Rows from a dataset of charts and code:
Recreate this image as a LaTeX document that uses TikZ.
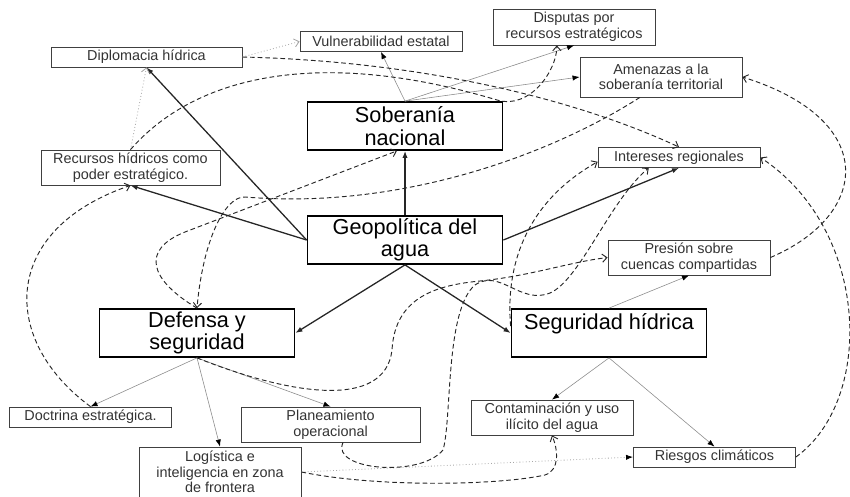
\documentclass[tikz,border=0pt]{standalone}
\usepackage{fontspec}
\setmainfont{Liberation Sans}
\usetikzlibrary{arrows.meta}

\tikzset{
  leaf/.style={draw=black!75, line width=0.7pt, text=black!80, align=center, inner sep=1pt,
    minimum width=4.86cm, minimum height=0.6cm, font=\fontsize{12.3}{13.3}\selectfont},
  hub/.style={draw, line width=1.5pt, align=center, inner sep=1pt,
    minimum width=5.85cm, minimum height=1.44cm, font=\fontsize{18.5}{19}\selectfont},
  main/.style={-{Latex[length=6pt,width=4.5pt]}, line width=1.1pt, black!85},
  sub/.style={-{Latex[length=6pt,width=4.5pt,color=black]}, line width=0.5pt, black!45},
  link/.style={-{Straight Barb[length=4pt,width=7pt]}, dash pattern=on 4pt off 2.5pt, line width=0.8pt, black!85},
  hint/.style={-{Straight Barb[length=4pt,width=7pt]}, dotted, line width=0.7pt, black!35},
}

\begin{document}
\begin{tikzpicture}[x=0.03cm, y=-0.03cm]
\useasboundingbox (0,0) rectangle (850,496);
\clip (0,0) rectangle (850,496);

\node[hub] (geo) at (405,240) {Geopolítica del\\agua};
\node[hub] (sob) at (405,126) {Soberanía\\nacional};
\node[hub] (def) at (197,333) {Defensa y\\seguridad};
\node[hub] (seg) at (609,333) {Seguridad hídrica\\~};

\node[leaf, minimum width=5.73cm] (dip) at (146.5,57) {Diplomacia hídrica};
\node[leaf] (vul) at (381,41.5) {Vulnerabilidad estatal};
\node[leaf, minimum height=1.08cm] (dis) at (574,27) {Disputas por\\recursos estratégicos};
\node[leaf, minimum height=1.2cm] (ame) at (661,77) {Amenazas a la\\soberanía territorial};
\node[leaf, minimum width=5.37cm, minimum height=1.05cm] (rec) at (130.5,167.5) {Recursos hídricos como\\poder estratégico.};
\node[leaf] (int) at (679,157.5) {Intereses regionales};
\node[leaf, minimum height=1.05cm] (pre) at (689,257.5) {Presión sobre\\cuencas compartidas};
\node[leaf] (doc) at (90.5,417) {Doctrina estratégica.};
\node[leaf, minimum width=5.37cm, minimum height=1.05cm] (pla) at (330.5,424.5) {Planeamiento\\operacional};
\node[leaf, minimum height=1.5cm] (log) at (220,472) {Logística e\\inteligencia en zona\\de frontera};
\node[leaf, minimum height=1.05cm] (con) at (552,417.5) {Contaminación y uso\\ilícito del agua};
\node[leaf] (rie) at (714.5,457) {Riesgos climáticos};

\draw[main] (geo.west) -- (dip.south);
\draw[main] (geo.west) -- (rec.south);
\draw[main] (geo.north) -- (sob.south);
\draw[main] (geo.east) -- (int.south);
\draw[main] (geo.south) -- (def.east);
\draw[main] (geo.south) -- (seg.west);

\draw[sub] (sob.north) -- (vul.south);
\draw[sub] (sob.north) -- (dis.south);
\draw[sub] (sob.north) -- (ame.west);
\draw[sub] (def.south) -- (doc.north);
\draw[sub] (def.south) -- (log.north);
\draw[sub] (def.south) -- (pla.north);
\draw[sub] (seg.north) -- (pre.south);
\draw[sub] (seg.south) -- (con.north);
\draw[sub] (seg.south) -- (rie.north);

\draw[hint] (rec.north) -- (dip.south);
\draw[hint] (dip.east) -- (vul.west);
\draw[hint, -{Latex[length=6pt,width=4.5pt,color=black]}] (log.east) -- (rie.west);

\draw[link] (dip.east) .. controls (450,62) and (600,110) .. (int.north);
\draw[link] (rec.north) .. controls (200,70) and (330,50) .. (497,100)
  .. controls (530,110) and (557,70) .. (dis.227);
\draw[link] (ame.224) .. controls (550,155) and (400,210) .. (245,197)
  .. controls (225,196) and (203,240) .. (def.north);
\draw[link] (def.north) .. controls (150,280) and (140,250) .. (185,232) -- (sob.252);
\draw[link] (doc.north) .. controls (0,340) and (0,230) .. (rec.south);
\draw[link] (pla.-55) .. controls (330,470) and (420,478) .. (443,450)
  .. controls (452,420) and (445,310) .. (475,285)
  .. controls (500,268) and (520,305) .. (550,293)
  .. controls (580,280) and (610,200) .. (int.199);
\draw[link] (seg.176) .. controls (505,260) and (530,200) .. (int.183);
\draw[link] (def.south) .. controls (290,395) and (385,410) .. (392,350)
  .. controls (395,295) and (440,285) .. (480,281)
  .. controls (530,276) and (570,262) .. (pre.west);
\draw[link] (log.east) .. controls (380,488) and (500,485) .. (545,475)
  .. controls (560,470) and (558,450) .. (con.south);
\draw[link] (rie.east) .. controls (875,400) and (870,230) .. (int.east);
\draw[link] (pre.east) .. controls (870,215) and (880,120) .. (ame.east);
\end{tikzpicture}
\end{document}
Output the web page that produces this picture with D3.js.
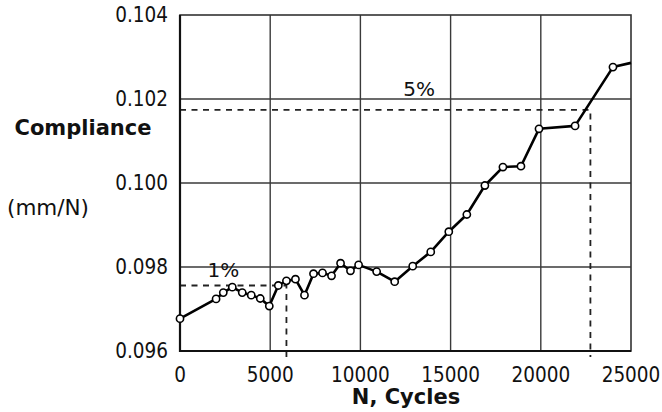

> **EXERCISE REQUIREMENTS**:
Write out the records above exactly as they appear, leaving out any pictures.

> **RESPONSE TO THE EXERCISE**:
Recreate this image as a LaTeX document that uses TikZ.
\documentclass[tikz,border=0pt]{standalone}
\usepackage{fontspec}
\setmainfont{Liberation Sans}
\usetikzlibrary{arrows.meta}

\tikzset{
  leaf/.style={draw=black!75, line width=0.7pt, text=black!80, align=center, inner sep=1pt,
    minimum width=4.86cm, minimum height=0.6cm, font=\fontsize{12.3}{13.3}\selectfont},
  hub/.style={draw, line width=1.5pt, align=center, inner sep=1pt,
    minimum width=5.85cm, minimum height=1.44cm, font=\fontsize{18.5}{19}\selectfont},
  main/.style={-{Latex[length=6pt,width=4.5pt]}, line width=1.1pt, black!85},
  sub/.style={-{Latex[length=6pt,width=4.5pt,color=black]}, line width=0.5pt, black!45},
  link/.style={-{Straight Barb[length=4pt,width=7pt]}, dash pattern=on 4pt off 2.5pt, line width=0.8pt, black!85},
  hint/.style={-{Straight Barb[length=4pt,width=7pt]}, dotted, line width=0.7pt, black!35},
}

\begin{document}
\begin{tikzpicture}[x=0.03cm, y=-0.03cm]
\useasboundingbox (0,0) rectangle (850,496);
\clip (0,0) rectangle (850,496);

\node[hub] (geo) at (405,240) {Geopolítica del\\agua};
\node[hub] (sob) at (405,126) {Soberanía\\nacional};
\node[hub] (def) at (197,333) {Defensa y\\seguridad};
\node[hub] (seg) at (609,333) {Seguridad hídrica\\~};

\node[leaf, minimum width=5.73cm] (dip) at (146.5,57) {Diplomacia hídrica};
\node[leaf] (vul) at (381,41.5) {Vulnerabilidad estatal};
\node[leaf, minimum height=1.08cm] (dis) at (574,27) {Disputas por\\recursos estratégicos};
\node[leaf, minimum height=1.2cm] (ame) at (661,77) {Amenazas a la\\soberanía territorial};
\node[leaf, minimum width=5.37cm, minimum height=1.05cm] (rec) at (130.5,167.5) {Recursos hídricos como\\poder estratégico.};
\node[leaf] (int) at (679,157.5) {Intereses regionales};
\node[leaf, minimum height=1.05cm] (pre) at (689,257.5) {Presión sobre\\cuencas compartidas};
\node[leaf] (doc) at (90.5,417) {Doctrina estratégica.};
\node[leaf, minimum width=5.37cm, minimum height=1.05cm] (pla) at (330.5,424.5) {Planeamiento\\operacional};
\node[leaf, minimum height=1.5cm] (log) at (220,472) {Logística e\\inteligencia en zona\\de frontera};
\node[leaf, minimum height=1.05cm] (con) at (552,417.5) {Contaminación y uso\\ilícito del agua};
\node[leaf] (rie) at (714.5,457) {Riesgos climáticos};

\draw[main] (geo.west) -- (dip.south);
\draw[main] (geo.west) -- (rec.south);
\draw[main] (geo.north) -- (sob.south);
\draw[main] (geo.east) -- (int.south);
\draw[main] (geo.south) -- (def.east);
\draw[main] (geo.south) -- (seg.west);

\draw[sub] (sob.north) -- (vul.south);
\draw[sub] (sob.north) -- (dis.south);
\draw[sub] (sob.north) -- (ame.west);
\draw[sub] (def.south) -- (doc.north);
\draw[sub] (def.south) -- (log.north);
\draw[sub] (def.south) -- (pla.north);
\draw[sub] (seg.north) -- (pre.south);
\draw[sub] (seg.south) -- (con.north);
\draw[sub] (seg.south) -- (rie.north);

\draw[hint] (rec.north) -- (dip.south);
\draw[hint] (dip.east) -- (vul.west);
\draw[hint, -{Latex[length=6pt,width=4.5pt,color=black]}] (log.east) -- (rie.west);

\draw[link] (dip.east) .. controls (450,62) and (600,110) .. (int.north);
\draw[link] (rec.north) .. controls (200,70) and (330,50) .. (497,100)
  .. controls (530,110) and (557,70) .. (dis.227);
\draw[link] (ame.224) .. controls (550,155) and (400,210) .. (245,197)
  .. controls (225,196) and (203,240) .. (def.north);
\draw[link] (def.north) .. controls (150,280) and (140,250) .. (185,232) -- (sob.252);
\draw[link] (doc.north) .. controls (0,340) and (0,230) .. (rec.south);
\draw[link] (pla.-55) .. controls (330,470) and (420,478) .. (443,450)
  .. controls (452,420) and (445,310) .. (475,285)
  .. controls (500,268) and (520,305) .. (550,293)
  .. controls (580,280) and (610,200) .. (int.199);
\draw[link] (seg.176) .. controls (505,260) and (530,200) .. (int.183);
\draw[link] (def.south) .. controls (290,395) and (385,410) .. (392,350)
  .. controls (395,295) and (440,285) .. (480,281)
  .. controls (530,276) and (570,262) .. (pre.west);
\draw[link] (log.east) .. controls (380,488) and (500,485) .. (545,475)
  .. controls (560,470) and (558,450) .. (con.south);
\draw[link] (rie.east) .. controls (875,400) and (870,230) .. (int.east);
\draw[link] (pre.east) .. controls (870,215) and (880,120) .. (ame.east);
\end{tikzpicture}
\end{document}
Output the web page that produces this picture with D3.js.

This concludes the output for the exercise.